Caramel-fudge Sauce
Total Time: 20 mins
Preparation Time: 10 mins
Cook Time: 10 mins
Ingredients
- 1/2 cup sugar
- 2 tablespoons light corn syrup or 2 tablespoons dark corn syrup
- 2 tablespoons water
- 3/4 cup heavy cream
- 4 tablespoons unsalted butter
- 4 ounces good quality bittersweet chocolate, finely chopped (i used 4 oz semi-sweet chocolate chips)
- 1 teaspoon pure vanilla extract
- 1 pinch salt
Recipe
- 1 put the sugar, corn syrup, and water in a medium saucepan.
- 2 cook over medium-high heat, brushing down the sides of the pan as needed with water, until the sugar dissolves.
- 3 continue to cook, swirling the pan but not stirring, until the sugar is amber in color, about 8 minutes.
- 4 pull pan from the heat and carefully add the cream and butter. take care; it may spatter. whisk until smooth.(you may find that some of the sugar mixture will stick to the bottom of your whisk- don't worry the sauce will still be wonderful!).

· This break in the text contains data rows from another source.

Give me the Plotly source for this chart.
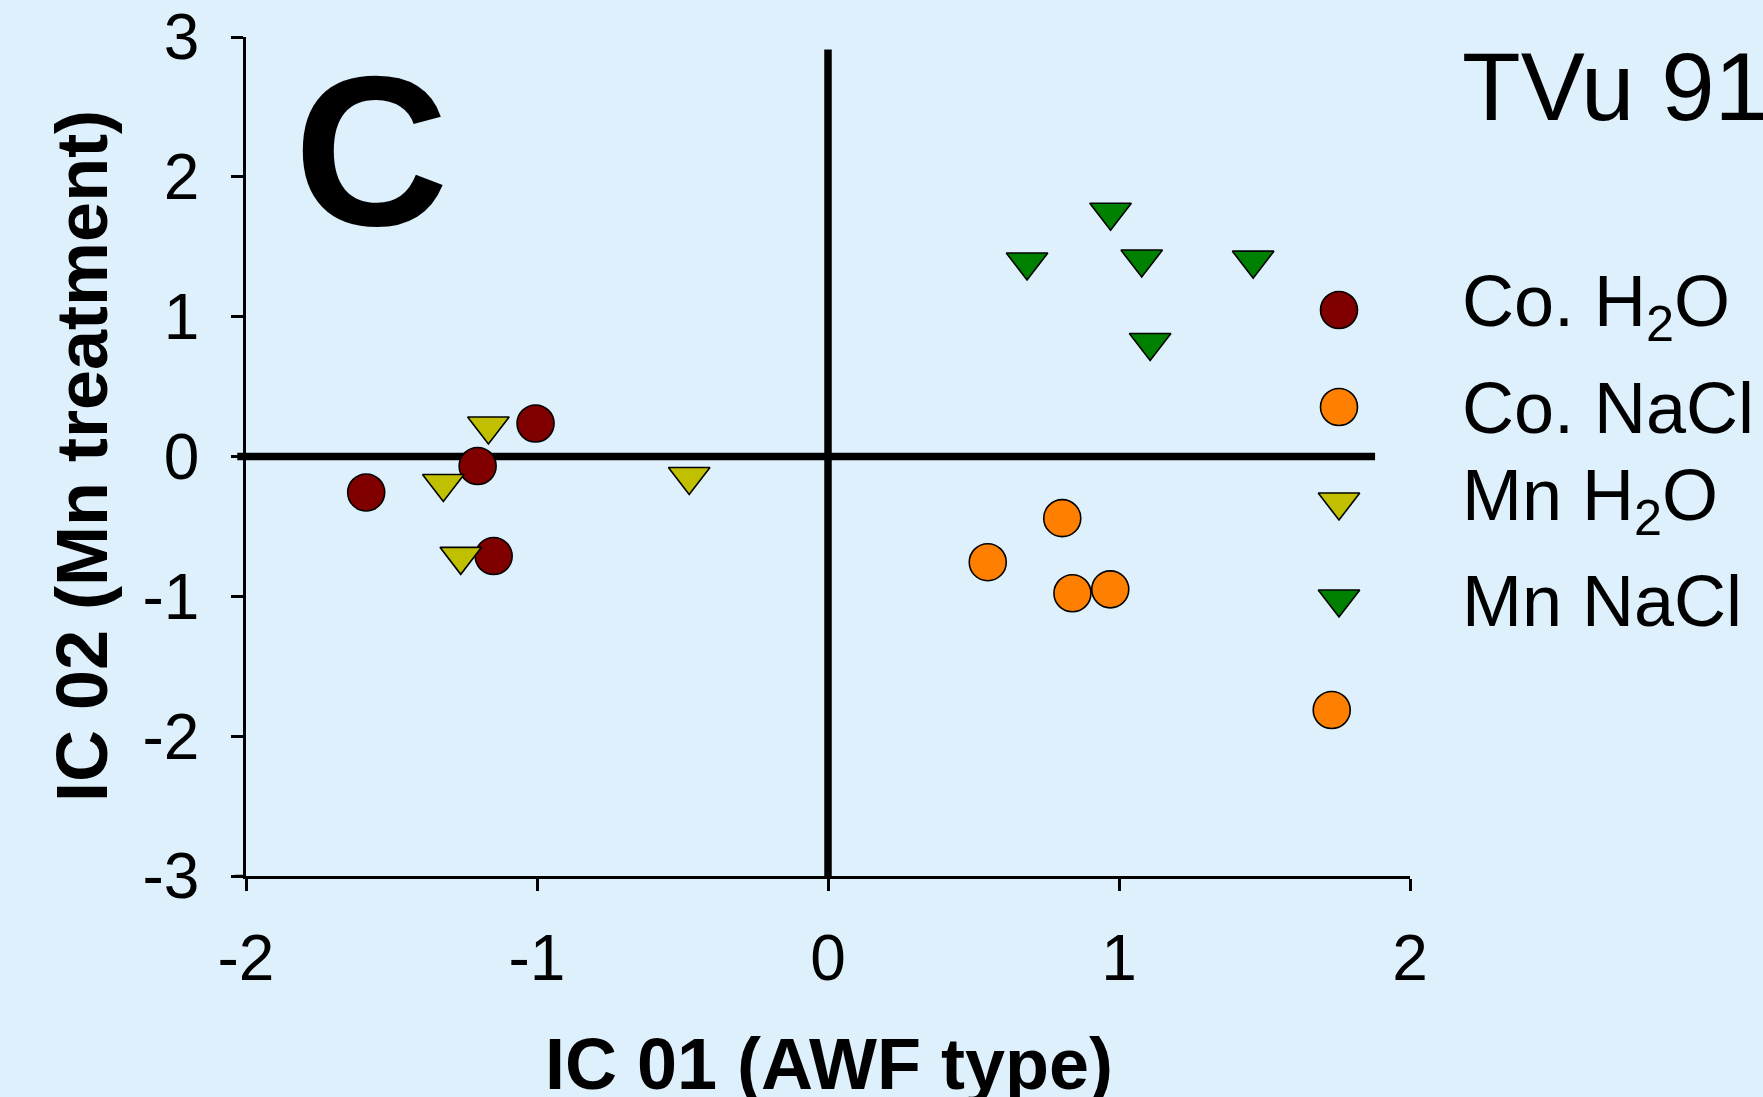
import plotly.graph_objects as go

# ---------------- data ----------------
co_h2o_x = [-1.587, -1.204, -1.005, -1.149]
co_h2o_y = [-0.257, -0.068, 0.236, -0.712]

co_nacl_x = [0.805, 0.549, 0.840, 0.970, 1.731]
co_nacl_y = [-0.441, -0.756, -0.978, -0.950, -1.813]

mn_h2o_x = [-1.167, -1.322, -1.262, -0.477]
mn_h2o_y = [0.218, -0.193, -0.714, -0.143]

mn_nacl_x = [0.971, 0.684, 1.078, 1.461, 1.107]
mn_nacl_y = [1.747, 1.391, 1.412, 1.404, 0.815]

series_names = ["Co. H<sub>2</sub>O", "Co. NaCl", "Mn H<sub>2</sub>O", "Mn NaCl"]
x_ticks = [-2, -1, 0, 1, 2]
x_ticktext = ["-2", "-1", "0", "1", "2"]
y_ticks = [-3, -2, -1, 0, 1, 2, 3]
y_ticktext = ["-3", "-2", "-1", "0", "1", "2", "3"]
x_range = [-2, 2]
y_range = [-3, 3]
panel_label = "C"
cultivar = "TVu 91"
x_title = "IC 01 (AWF type)"
y_title = "IC 02 (Mn treatment)"

# ---------------- layout geometry ----------------
FW, FH = 1763, 1097
L, R, T, B = 246, 353, 37, 221
PW, PH = FW - L - R, FH - T - B

def px_x(px):
    return (px - L) / PW

def px_y(py):
    return (FH - B - py) / PH

FONT = "Liberation Sans, Arial, Helvetica, sans-serif"
BG = "#ddf0fb"

colors = ["#800000", "#ff8000", "#c0c000", "#008000"]
symbols = ["circle", "circle", "triangle-down", "triangle-down"]
sizes = [37, 37, 36, 36]

series = [
    (co_h2o_x, co_h2o_y),
    (co_nacl_x, co_nacl_y),
    (mn_h2o_x, mn_h2o_y),
    (mn_nacl_x, mn_nacl_y),
]

fig = go.Figure()

for (xs, ys), name, c, s, sz in zip(series, series_names, colors, symbols, sizes):
    fig.add_trace(go.Scatter(
        x=xs, y=ys, mode="markers", name=name, showlegend=False,
        marker=dict(color=c, symbol=s, size=sz, line=dict(color="black", width=1.6)),
        cliponaxis=False,
    ))

# manual legend (markers on an overlay axis spanning the plot area)
leg_mx = px_x(1339)
leg_my = [px_y(310), px_y(407), px_y(502), px_y(599)]
for i, (name, c, s, sz) in enumerate(zip(series_names, colors, symbols, sizes)):
    fig.add_trace(go.Scatter(
        x=[leg_mx], y=[leg_my[i]], xaxis="x2", yaxis="y2", mode="markers",
        showlegend=False, hoverinfo="skip",
        marker=dict(color=c, symbol=s, size=sz, line=dict(color="black", width=1.6)),
        cliponaxis=False,
    ))

leg_ty = [px_y(306), px_y(408), px_y(500), px_y(601)]
annotations = []
for name, ty in zip(series_names, leg_ty):
    annotations.append(dict(
        text=name, xref="paper", yref="paper", x=px_x(1460), y=ty,
        xanchor="left", yanchor="middle", showarrow=False,
        font=dict(family=FONT, size=72, color="black"),
    ))

annotations += [
    dict(text="<b>%s</b>" % panel_label, xref="paper", yref="paper",
         x=px_x(371), y=px_y(150), xanchor="center", yanchor="middle",
         showarrow=False, font=dict(family=FONT, size=214, color="black")),
    dict(text=cultivar, xref="paper", yref="paper",
         x=px_x(1460), y=px_y(87), xanchor="left", yanchor="middle",
         showarrow=False, font=dict(family=FONT, size=96, color="black")),
    dict(text="<b>%s</b>" % x_title, xref="paper", yref="paper",
         x=px_x(829), y=px_y(1064), xanchor="center", yanchor="middle",
         showarrow=False, font=dict(family=FONT, size=72, color="black")),
    dict(text="<b>%s</b>" % y_title, xref="paper", yref="paper",
         x=px_x(82), y=px_y(456), xanchor="center", yanchor="middle",
         textangle=-90, showarrow=False,
         font=dict(family=FONT, size=72, color="black")),
]

# reference lines through the origin
hline_x = [-2.03, 1.88]
vline_y = [-3.0, 2.91]
shapes = [
    dict(type="line", xref="x domain", yref="y",
         x0=(hline_x[0] - x_range[0]) / (x_range[1] - x_range[0]),
         x1=(hline_x[1] - x_range[0]) / (x_range[1] - x_range[0]),
         y0=0, y1=0, line=dict(color="black", width=7.5), layer="below"),
    dict(type="line", xref="x", yref="y", x0=0, x1=0,
         y0=vline_y[0], y1=vline_y[1], line=dict(color="black", width=7.5), layer="below"),
    # small extension of the x axis line to the left
    dict(type="line", xref="x domain", yref="y domain", x0=-0.0095, x1=0,
         y0=0, y1=0, line=dict(color="black", width=2.5)),
]

axis_common = dict(ticks="outside", ticklen=12, tickwidth=2.5, tickcolor="black",
                   showline=True, linecolor="black", linewidth=2.5,
                   showgrid=False, zeroline=False, automargin=False,
                   tickfont=dict(family=FONT, size=64, color="black"))

fig.update_layout(
    width=FW, height=FH, autosize=False,
    margin=dict(l=L, r=R, t=T, b=B, pad=0, autoexpand=False),
    paper_bgcolor=BG, plot_bgcolor=BG,
    showlegend=False,
    xaxis=dict(range=x_range, tickvals=x_ticks, ticktext=x_ticktext,
               ticklabelstandoff=12, **axis_common),
    yaxis=dict(range=y_range, tickvals=y_ticks, ticktext=y_ticktext,
               ticklabelstandoff=19, **axis_common),
    xaxis2=dict(overlaying="x", range=[0, 1], visible=False),
    yaxis2=dict(overlaying="y", range=[0, 1], visible=False),
    annotations=annotations,
    shapes=shapes,
)

fig.write_html("out.html")
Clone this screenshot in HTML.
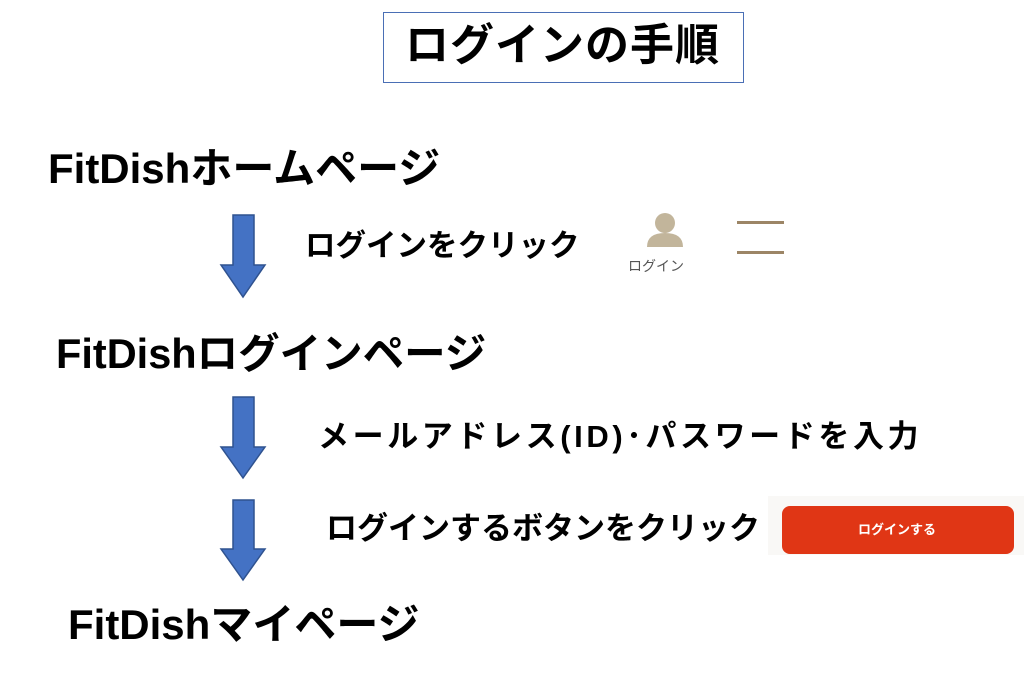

- 5 stir the chocolate, vanilla, and salt into the hot caramel until smooth. serve sauce warm.
- 6 store in a sealed container in the refrigerator for up to 1 week. reheat slowly, in a microwave at 30 second intervals, stirring, until warm and saucy. be careful not to over heat or butter can separate from the caramel sauce.